In 4.3 miles, we reached a signed junction for Snowgrass Trail 96 (on the left) and the Bypass Trail 97 (on the right). Here we could take a left and do our loop clockwise, or turn right and do the loop counterclockwise. We chose right, heading east on the Bypass Trail to start our 3.5 mile loop.
After 1.0 mile, we spotted an enormous cairn, which Grace theorized was part of the Pacific Crest Trail. She was right! We turned left at the cairn, heading north onto the PCT. Almost immediately we were greeted by glorious purple, red, white, and yellow meadows of lupine, paintbrush, bistort, and cinquefoil. We waved backbackers on, keen to stop, take pictures, and absorb the scenery.
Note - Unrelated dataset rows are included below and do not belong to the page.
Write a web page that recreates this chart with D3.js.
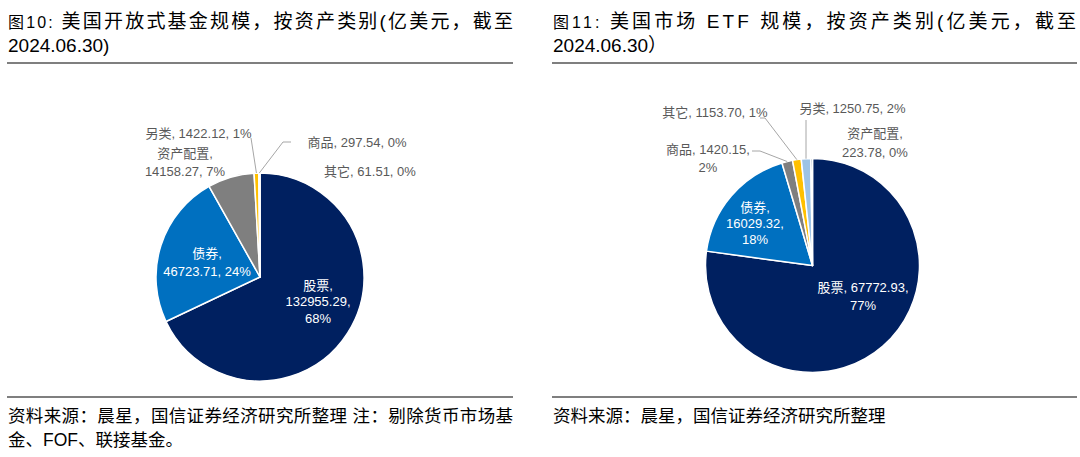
<!DOCTYPE html>
<html><head><meta charset="utf-8">
<script src="https://cdn.jsdelivr.net/npm/d3@7"></script>
<style>
html,body{margin:0;padding:0;background:#fff;}
svg{display:block;font-family:"Liberation Sans","Noto Sans CJK SC",sans-serif;}
</style></head>
<body>
<svg id="c" width="1080" height="457"></svg>
<script>
// ---- data ----
const leftCategories = ["股票","债券","资产配置","另类","商品","其它"];
const leftValues = [132955.29, 46723.71, 14158.27, 1422.12, 297.54, 61.51];
const leftPercents = ["68%","24%","7%","1%","0%","0%"];

const rightCategories = ["股票","债券","商品","其它","另类","资产配置"];
const rightValues = [67772.93, 16029.32, 1420.15, 1153.70, 1250.75, 223.78];
const rightPercents = ["77%","18%","2%","1%","2%","0%"];

const palette = ["#002060","#0070c0","#7f7f7f","#ffc000","#9dc3e6","#264478"];

const leftTitle = ["图10: ", "美国开放式基金规模，按资产类别(亿美元，截至", "2024.06.30)"];
const rightTitle = ["图11: ", "美国市场 ETF 规模，按资产类别(亿美元，截至", "2024.06.30）"];
const leftSource = ["资料来源：晨星，国信证券经济研究所整理 注：剔除货币市场基", "金、FOF、联接基金。"];
const rightSource = ["资料来源：晨星，国信证券经济研究所整理"];

// ---- layout (positions only) ----
const panels = [
  {cats: leftCategories, vals: leftValues, pcts: leftPercents, title: leftTitle, source: leftSource,
   x0: 7, x1: 513, cx: 260, cy: 277, r: 104, titleLen: 505, srcLen: 505,
   labels: {
     "股票": {split:[1,2], x:318, y:285, dy:16.5, inside:true},
     "债券": {split:[1], x:207, y:253, dy:18.5, inside:true},
     "资产配置": {split:[1], x:185, y:153, dy:18},
     "另类": {split:[], x:198.5, y:133, leader:[[251,138]]},
     "商品": {split:[], x:357, y:142, leader:[[291,142],[283,142]]},
     "其它": {split:[], x:370, y:171}
   }},
  {cats: rightCategories, vals: rightValues, pcts: rightPercents, title: rightTitle, source: rightSource,
   x0: 552, x1: 1077, cx: 812.5, cy: 265.5, r: 107, titleLen: 523, srcLen: null,
   labels: {
     "股票": {split:[2], x:863, y:287, dy:18, inside:true},
     "债券": {split:[1,2], x:755, y:207, dy:16, inside:true},
     "商品": {split:[2], x:708, y:149, dy:18, leader:[[752,151],[760,151]]},
     "其它": {split:[], x:715, y:112, leader:[[760,118],[765,118]]},
     "另类": {split:[], x:852.5, y:108, leader:[[806,120]], vertical:true},
     "资产配置": {split:[1], x:875, y:133, dy:19}
   }}
];

const svg = d3.select("#c");

panels.forEach(p => {
  // title
  const t1 = svg.append("text").attr("x", p.x0 + 1).attr("y", 28).attr("fill", "#000")
    .attr("font-size", 19).attr("textLength", p.titleLen).attr("lengthAdjust", "spacing");
  t1.append("tspan").attr("font-size", 16).text(p.title[0]);
  t1.append("tspan").text(p.title[1]);
  svg.append("text").attr("x", p.x0 + 1).attr("y", 52).attr("fill", "#000")
    .attr("font-size", 19).text(p.title[2]);
  // rules
  svg.append("line").attr("x1", p.x0).attr("x2", p.x1).attr("y1", 63).attr("y2", 63)
    .attr("stroke", "#7f7f7f").attr("stroke-width", 2);
  svg.append("line").attr("x1", p.x0).attr("x2", p.x1).attr("y1", 397).attr("y2", 397)
    .attr("stroke", "#7f7f7f").attr("stroke-width", 2);
  // sources
  p.source.forEach((s, i) => {
    const st = svg.append("text").attr("x", p.x0 + 1).attr("y", 422 + i * 24).attr("fill", "#000")
      .attr("font-size", 17.5).text(s);
    if (i === 0 && p.srcLen && p.source.length > 1) st.attr("textLength", p.srcLen).attr("lengthAdjust", "spacing");
  });

  // pie
  const pie = d3.pie().sort(null).value(d => d.v);
  const data = p.cats.map((c, i) => ({c, v: p.vals[i], pct: p.pcts[i], color: palette[i]}));
  const arcs = pie(data);
  const arc = d3.arc().innerRadius(0).outerRadius(p.r);
  const g = svg.append("g").attr("transform", `translate(${p.cx},${p.cy})`);
  g.selectAll("path").data(arcs).join("path")
    .attr("d", arc).attr("fill", d => d.data.color)
    .attr("stroke", "#fff").attr("stroke-width", 1.5).attr("stroke-linejoin", "round");

  // labels
  const fmt = d3.format(".2f");
  arcs.forEach(a => {
    const L = p.labels[a.data.c];
    if (!L) return;
    const parts = [a.data.c + ",", fmt(a.data.v) + ",", a.data.pct];
    // group parts into lines according to split indexes
    const lines = [];
    let cur = [];
    parts.forEach((pt, i) => {
      if (L.split.includes(i)) { lines.push(cur.join(" ")); cur = []; }
      cur.push(pt);
    });
    lines.push(cur.join(" "));
    const txt = svg.append("text").attr("text-anchor", "middle").attr("font-size", 13)
      .attr("fill", L.inside ? "#fff" : "#595959");
    lines.forEach((ln, i) => {
      txt.append("tspan").attr("x", L.x).attr("y", L.y + i * (L.dy || 18))
        .attr("dominant-baseline", "central").text(ln);
    });
    if (L.leader) {
      const mid = (a.startAngle + a.endAngle) / 2;
      let px = p.cx + Math.sin(mid) * p.r;
      let py = p.cy - Math.cos(mid) * p.r;
      const pts = L.leader.map(q => q.slice());
      if (L.vertical) px = pts[0][0];
      pts.push([px, py]);
      svg.append("path").attr("d", d3.line()(pts)).attr("fill", "none")
        .attr("stroke", "#a6a6a6").attr("stroke-width", 1);
    }
  });
});
</script>
</body></html>
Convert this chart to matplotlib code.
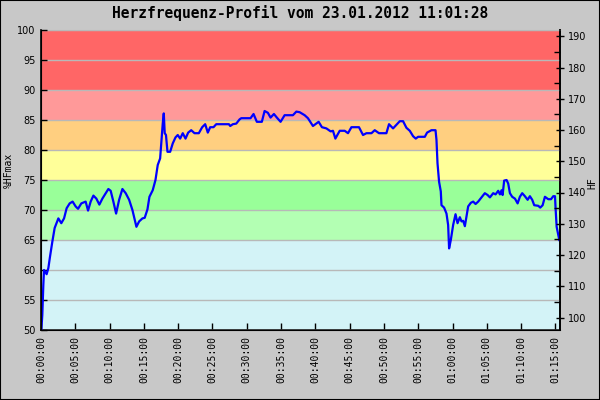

Traversing the PCT for another mile, we reached the high point of the trail--a scenic, pasqueflower studded meadow with Old Snowy Mountain and Ives Peak watching over to the northeast. Many hikers and backpackers were resting here at a flat space next to the junction with Snowgrass Trail 96 and the PCT. We pet a dog named Floyd, chatted with hikers about an upcoming trip to Diablo Lake, and took at break at a shady campsite.
We started our descent from the junction of the PCT and Snowgrass Trail 96, hiking southwest on Snowgrass Trail 96 for 1.5 miles to complete our counter-clockwise loop. Reaching the junction with the Bypass Trail, we continued straight on Snowgrass Trail 96 for 4.3 miles back to the trailhead.
1. There are two separate trailheads to access Snowgrass Flats. One is the Berry Patch Trailhead, which is where we parked and hiked from. A Northwest Forest Pass is required for parking here. The other is the Snowgrass Hikers Trailhead, located at the end of a spur road just before the Berry Patch Trailhead. No pass is required for parking at the Snowgrass Hikers Trailhead.
2. Taking Bypass Trail 97 and doing a counter-clockwise loop lead to fantastic wildflower and mountain views along the PCT as we gently climbed to the junction with Snowgrass Trail 96. We both agreed that this was a great approach to the Flats.
3. There were many bugs out, and wearing a long-sleeved shirt, pants, and a bug net helped prevent (most, but not all!) bug bites.
4. Creek crossings provided opportunities to filter and resupply water.
5. There are several campsites along the route, and lots of great options for a backpacking trip, such as continuing on to Goat Lake or taking the PCT further towards Old Snowy Mountain.
6. The Pie Goddess, located in Enumclaw, was a fun post-hike stop for a delicious slice of pie. We both loved their jumbleberry pie, a mix of blueberries, raspberries, blackberries, and strawberries. They also sell savory pies, like chicken pot pie, to take home.